James Bulwer

Frederick Sandys, 1858, The Reverend James Bulwer (National Gallery of Canada, no. 9657)

The Reverend James Bulwer (21 March 1794 – 11 June 1879) was an English collector, naturalist and conchologist.

Bulwer was born at Aylsham in Norfolk and studied at Jesus College, Cambridge.[1] During his time at Cambridge he took drawing lessons from the famous landscape artist John Sell Cotman, and became a fellow of the Linnean Society due to his interest in mollusks, one of his three proposers being William Elford Leach.

In 1818 he was made a deacon and in 1822 a priest. In 1823 he became curate of Booterstown in Dublin, moving to Bristol in 1831 and St James's Chapel, Piccadilly in 1833. He spent several winters travelling in Spain, Portugal and the Madeira Islands, sometimes in the company of the philosopher and traveller Alfred Lyall.
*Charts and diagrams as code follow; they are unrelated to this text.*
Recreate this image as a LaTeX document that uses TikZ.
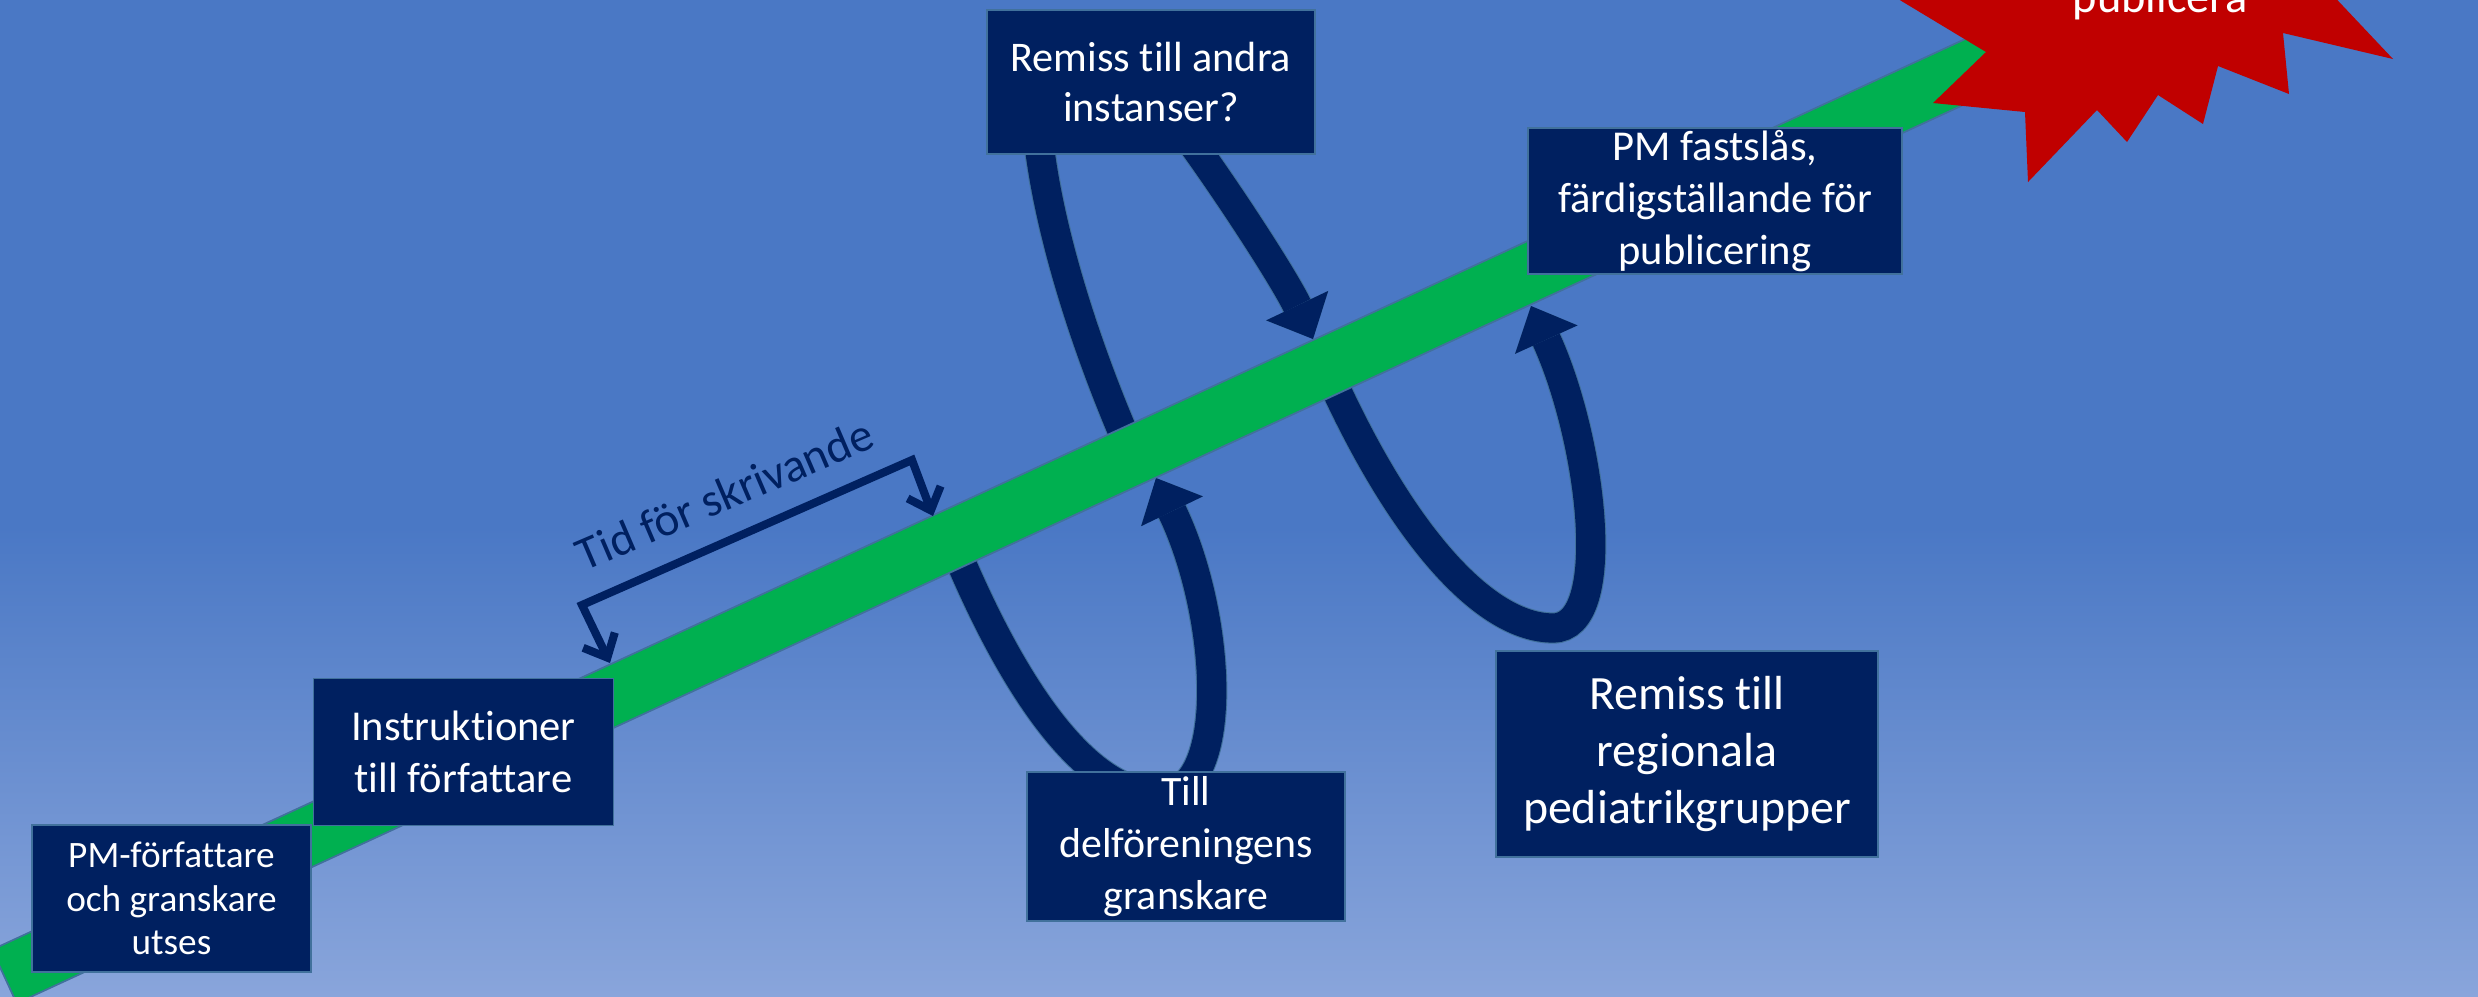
\documentclass[tikz,border=0pt]{standalone}
\usepackage{fontspec}
\setmainfont{Carlito}[Ligatures=NoCommon]
\usetikzlibrary{arrows.meta}
\definecolor{navy}{RGB}{0,32,96}
\definecolor{edgeblue}{RGB}{65,113,156}
\definecolor{bandgreen}{RGB}{0,176,80}
\definecolor{starred}{RGB}{192,0,0}
\definecolor{bgtop}{RGB}{74,120,197}
\definecolor{bgbot}{RGB}{137,165,219}
\tikzset{
  box/.style={draw=edgeblue, line width=0.5pt, fill=navy, text=white, align=center, inner sep=0pt},
  loopback/.style={draw=edgeblue, line width=8.9pt, -{Triangle[length=10.5pt,width=19.5pt,line width=0.8pt,fill=edgeblue]}},
  loopfront/.style={draw=navy, line width=8.3pt, -{Triangle[length=10.5pt,width=19.5pt,line width=0pt,fill=navy]}},
  bracketline/.style={draw=navy, line width=2.3pt, line join=miter, {Straight Barb[length=5.5pt,width=10pt]}-{Straight Barb[length=5.5pt,width=10pt]}},
  bandstyle/.style={draw=edgeblue, line width=0.5pt, fill=bandgreen}
}
\begin{document}
\begin{tikzpicture}[x=0.01cm, y=-0.01cm]
\useasboundingbox (0,0) rectangle (2478,996);
\clip (0,0) rectangle (2478,996);
% background
\fill[bgtop] (0,0) rectangle (2478,530);
\shade[top color=bgtop, bottom color=bgbot] (0,527) rectangle (2478,996);

% coordinates on the band and loops
\coordinate (U0) at (-8,949.7);
\coordinate (U1) at (2040,4.5);
\coordinate (L1) at (2064.7,58.1);
\coordinate (L0) at (16.7,1003.3);

\coordinate (t0) at (1135,460);
\coordinate (t1) at (1036,110);
\coordinate (t2) at (1190,140);
\coordinate (t3) at (1313,339);

\coordinate (m0) at (960,560);
\coordinate (m1) at (1160,795);
\coordinate (m2) at (1156,478);

\coordinate (r0) at (1325,365);
\coordinate (r1) at (1553,628);
\coordinate (r2) at (1531,306);

% loops (behind band and boxes)
\draw[loopback] (t0) .. controls (1090,360) and (1042,220) .. (t1) .. controls (1030,30) and (1150,60) .. (t2) .. controls (1230,195) and (1285,280) .. (t3);
\draw[loopfront] (t0) .. controls (1090,360) and (1042,220) .. (t1) .. controls (1030,30) and (1150,60) .. (t2) .. controls (1230,195) and (1285,280) .. (t3);

\draw[loopback] (m0) .. controls (1020,700) and (1090,795) .. (m1) .. controls (1232,795) and (1222,615) .. (m2);
\draw[loopfront] (m0) .. controls (1020,700) and (1090,795) .. (m1) .. controls (1232,795) and (1222,615) .. (m2);

\draw[loopback] (r0) .. controls (1400,535) and (1485,628) .. (r1) .. controls (1615,628) and (1592,440) .. (r2);
\draw[loopfront] (r0) .. controls (1400,535) and (1485,628) .. (r1) .. controls (1615,628) and (1592,440) .. (r2);

% green band
\draw[bandstyle] (U0) -- (U1) -- (L1) -- (L0) -- cycle;

% red star
\fill[starred] (1850,-30) -- (1986,52) -- (1933,103) -- (2025,112) -- (2028,182) -- (2097,110) -- (2127,142) -- (2158,95) -- (2203,124) -- (2218,66) -- (2289,94) -- (2283,33) -- (2393,59) -- (2309,-30) -- cycle;
\node[anchor=base, text=white, font=\fontsize{13.2pt}{16pt}\selectfont, inner sep=0pt] (pub) at (2160,12) {publicera};

% boxes
\node[box, minimum width=2.79cm, minimum height=1.47cm, font=\fontsize{10.6pt}{12.4pt}\selectfont] (pmf) at (171.5,898.5) {PM-författare\\och granskare\\utses};
\node[box, minimum width=3.00cm, minimum height=1.47cm, font=\fontsize{12.1pt}{14.8pt}\selectfont] (instr) at (463.5,752) {Instruktioner\\till författare};
\node[box, minimum width=3.28cm, minimum height=1.44cm, font=\fontsize{12pt}{14.2pt}\selectfont] (remA) at (1151,82) {Remiss till andra\\instanser?};
\node[box, minimum width=3.74cm, minimum height=1.46cm, font=\fontsize{12.1pt}{14.7pt}\selectfont] (fast) at (1715,201) {PM fastslås,\\färdigställande för\\publicering};
\node[box, minimum width=3.18cm, minimum height=1.49cm, font=\fontsize{11.9pt}{14.7pt}\selectfont] (till) at (1186,846.5) {Till\\delföreningens\\granskare};
\node[box, minimum width=3.82cm, minimum height=2.06cm, font=\fontsize{13.6pt}{16.2pt}\selectfont] (reg) at (1687,754) {Remiss till\\regionala\\pediatrikgrupper};

% bracket "Tid för skrivande"
\coordinate (brL) at (610,663);
\coordinate (cL) at (582,605);
\coordinate (cR) at (912,460);
\coordinate (brR) at (933,516);
\draw[bracketline] (brL) -- (cL) -- (cR) -- (brR);
\node[anchor=base, text=navy, rotate=23.2, font=\fontsize{13.4pt}{16pt}\selectfont, inner sep=0pt] (tid) at (731,509) {Tid för skrivande};
\end{tikzpicture}
\end{document}
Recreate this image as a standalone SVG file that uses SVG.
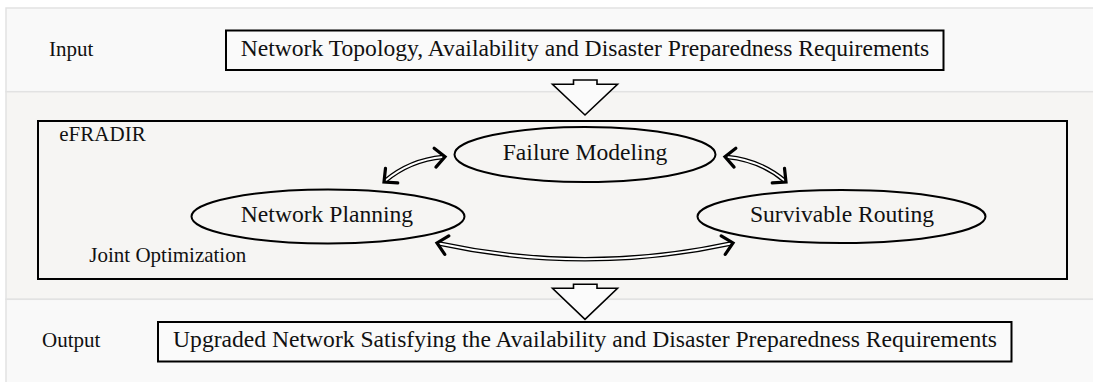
<svg xmlns="http://www.w3.org/2000/svg" width="1093" height="382" viewBox="0 0 1093 382">
  <style>
    .band-light { fill: #f9f9f9; stroke: #e2e2e2; stroke-width: 1.5; }
    .band-mid { fill: #f6f5f3; stroke: #e2e2e2; stroke-width: 1.5; }
    .box { fill: #fafafa; stroke: #000; stroke-width: 2; }
    .frame { fill: #f6f5f3; stroke: #000; stroke-width: 2; }
    .node { fill: none; stroke: #000; stroke-width: 2; }
    .big { font-family: "Liberation Serif", "Times New Roman", serif; font-size: 23.6px; fill: #111; }
    .small { font-family: "Liberation Serif", "Times New Roman", serif; font-size: 21px; fill: #111; }
    .flow { fill: #fbfbfb; stroke: #000; stroke-width: 1.6; stroke-linejoin: miter; }
    .dbl-outer { fill: none; stroke: #000; stroke-width: 4.6; }
    .dbl-inner { fill: none; stroke: #fff; stroke-width: 2; }
    .heads { fill: none; stroke: none; }
  </style>
  <defs>
    <marker id="chev" markerUnits="userSpaceOnUse" orient="auto-start-reverse" refX="0" refY="0" markerWidth="30" markerHeight="30" viewBox="-15 -15 30 30" overflow="visible">
      <path d="M -10 -9.5 L 0 0 L -10 9.5" fill="none" stroke="#000" stroke-width="3.2" stroke-linecap="round" stroke-linejoin="miter"/>
    </marker>
  </defs>

  <rect width="1093" height="382" fill="#ffffff"/>

  <g id="bands">
    <rect class="band-light" x="6" y="8" width="1095" height="83.7"/>
    <rect class="band-mid" x="6" y="91.7" width="1095" height="207.6"/>
    <rect class="band-light" x="6" y="299.3" width="1095" height="90"/>
  </g>

  <g id="input">
    <text class="small" x="49" y="56">Input</text>
    <rect class="box" x="226" y="30.5" width="717.5" height="39.5"/>
    <text class="big" x="585" y="56" text-anchor="middle">Network Topology, Availability and Disaster Preparedness Requirements</text>
  </g>

  <g id="efradir">
    <rect class="frame" x="38" y="121" width="1029" height="158"/>
    <text class="small" x="59.3" y="141">eFRADIR</text>
    <text class="small" x="89.3" y="262">Joint Optimization</text>
  </g>

  <g id="failure-modeling">
    <ellipse class="node" cx="585" cy="154.5" rx="130.5" ry="27.5"/>
    <text class="big" x="585" y="160" text-anchor="middle">Failure Modeling</text>
  </g>

  <g id="network-planning">
    <ellipse class="node" cx="328" cy="216.5" rx="136.5" ry="27"/>
    <text class="big" x="327" y="222" text-anchor="middle">Network Planning</text>
  </g>

  <g id="survivable-routing">
    <ellipse class="node" cx="841.5" cy="216.5" rx="144" ry="26.5"/>
    <text class="big" x="842" y="222" text-anchor="middle">Survivable Routing</text>
  </g>

  <g id="output">
    <text class="small" x="42" y="347">Output</text>
    <rect class="box" x="158" y="322" width="853.5" height="39.5"/>
    <text class="big" x="585" y="347" text-anchor="middle">Upgraded Network Satisfying the Availability and Disaster Preparedness Requirements</text>
  </g>

  <g id="connectors">
    <path class="flow" d="M 573.5 80 L 597 80 L 597 84.3 L 617.5 84.3 L 585 115 L 552.5 84.3 L 573.5 84.3 Z"/>
    <path class="flow" d="M 573.5 284.3 L 597 284.3 L 597 288.3 L 617.5 288.3 L 585 319.3 L 552.5 288.3 L 573.5 288.3 Z"/>

    <path class="dbl-outer" d="M 385 181 Q 410 160 443 157"/>
    <path class="dbl-inner" d="M 385 181 Q 410 160 443 157"/>
    <path class="heads" d="M 384 182 Q 410 160 445 156.7" marker-start="url(#chev)" marker-end="url(#chev)"/>

    <path class="dbl-outer" d="M 727 157 Q 760 160 785 181"/>
    <path class="dbl-inner" d="M 727 157 Q 760 160 785 181"/>
    <path class="heads" d="M 725 156.7 Q 760 160 786 182" marker-start="url(#chev)" marker-end="url(#chev)"/>

    <path class="dbl-outer" d="M 439 243.5 Q 585 275 731 243.5"/>
    <path class="dbl-inner" d="M 439 243.5 Q 585 275 731 243.5"/>
    <path class="heads" d="M 437 243 Q 585 275 733 243" marker-start="url(#chev)" marker-end="url(#chev)"/>
  </g>
</svg>
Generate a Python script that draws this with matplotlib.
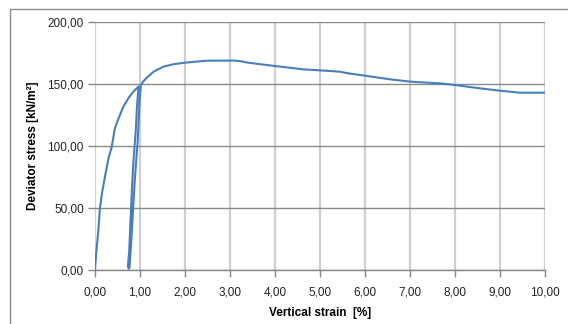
import numpy as np
import matplotlib
matplotlib.use("Agg")
import matplotlib.pyplot as plt
from matplotlib.ticker import FuncFormatter, MultipleLocator
from matplotlib.patches import Rectangle

##### DATA #####

# vertical strain [%]
strain = [0.00, 0.03, 0.07, 0.11, 0.16, 0.22, 0.30, 0.37, 0.44, 0.52, 0.63, 0.75, 0.85, 0.97,
          0.95, 0.93, 0.91, 0.89, 0.87, 0.85, 0.82, 0.79, 0.76, 0.73,
          0.75, 0.77, 0.80, 0.84, 0.88, 0.92, 0.95, 0.97, 0.99, 1.02,
          1.07, 1.15, 1.30, 1.52, 1.75, 2.00, 2.48, 3.10, 3.25, 3.40, 4.00, 4.63, 5.22, 5.44,
          5.63, 6.00, 6.55, 7.00, 7.67, 8.00, 8.55, 9.00, 9.44, 10.00]
# deviator stress [kN/m2]
stress = [0.0, 15.0, 30.0, 50.0, 63.0, 75.0, 90.0, 99.0, 114.0, 122.0, 131.7, 139.0, 143.8, 148.0,
          140.0, 130.0, 115.0, 105.0, 95.0, 85.0, 65.0, 40.0, 15.0, 2.7,
          1.0, 2.7, 20.0, 45.0, 70.0, 90.0, 105.0, 120.0, 135.0, 149.0,
          152.0, 155.0, 159.9, 164.0, 166.0, 167.2, 168.8, 168.9, 168.3, 167.2, 164.5, 161.8, 160.5, 159.9,
          158.6, 156.7, 153.8, 151.9, 150.5, 149.2, 146.5, 144.6, 143.0, 143.0]

plt.rcParams['font.family'] = ['Liberation Sans', 'DejaVu Sans']

fig = plt.figure(figsize=(5.68, 3.24), dpi=100)
ax = fig.add_axes([95/568, 54/324, 450/568, 248/324])

###!### outer chart frame (only left and top edges are inside the picture)
fig.patches.append(Rectangle((10/568, -0.1), 1.2, (324-9)/324 + 0.1,
                             transform=fig.transFigure, fill=False,
                             edgecolor='#8c8c8c', lw=1.0))

ax.plot(strain, stress, color='#4a7ebb', lw=1.5, zorder=3)

ax.set_xlim(0, 10)
ax.set_ylim(0, 200)
ax.xaxis.set_major_locator(MultipleLocator(1))
ax.yaxis.set_major_locator(MultipleLocator(50))
fmt = FuncFormatter(lambda v, p: f"{v:.2f}".replace('.', ','))
ax.xaxis.set_major_formatter(fmt)
ax.yaxis.set_major_formatter(fmt)

for s in ['top', 'right', 'left']:
    ax.spines[s].set_visible(False)
ax.spines['bottom'].set_color('#868686')
ax.spines['bottom'].set_linewidth(1.0)

ax.grid(axis='x', color='#cfcfcf', lw=1.6)
ax.grid(axis='y', color='#8a8a8a', lw=1.0)
ax.yaxis.get_gridlines()[0].set_visible(False)
ax.yaxis.get_gridlines()[-1].set_visible(False)
ax.set_axisbelow(True)

ax.tick_params(axis='both', labelsize=8.5, colors='#868686', labelcolor='#222222',
               length=5, width=1.0)
ax.tick_params(axis='x', pad=7)
ax.tick_params(axis='y', pad=3)

ax.set_xlabel('Vertical strain  [%]', fontsize=8.5, fontweight='bold', labelpad=6)
ax.set_ylabel('Deviator stress [kN/m²]', fontsize=8.5, fontweight='bold', labelpad=6)

fig.savefig('out.png', dpi=100)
In the spring of 1825 Bulwer collected a specimen of an unknown petrel in the Madeira Islands. This was described by William Jardine and P. J. Selby in 1828 and given the common name of Bulwer's petrel. The petrel genus of Bulweria was also named for him.

Bulwer left London in 1839 and moved back to Norfolk, becoming curate of Blickling Hall and later Hunworth. He renewed his acquaintance with Cotman when his sons attended King's College School, and several of his sketches of Spain and Madeira inspired Cotman's watercolours.

References

  1. "Bulwer, James (BLWR814J)". A Cambridge Alumni Database. University of Cambridge.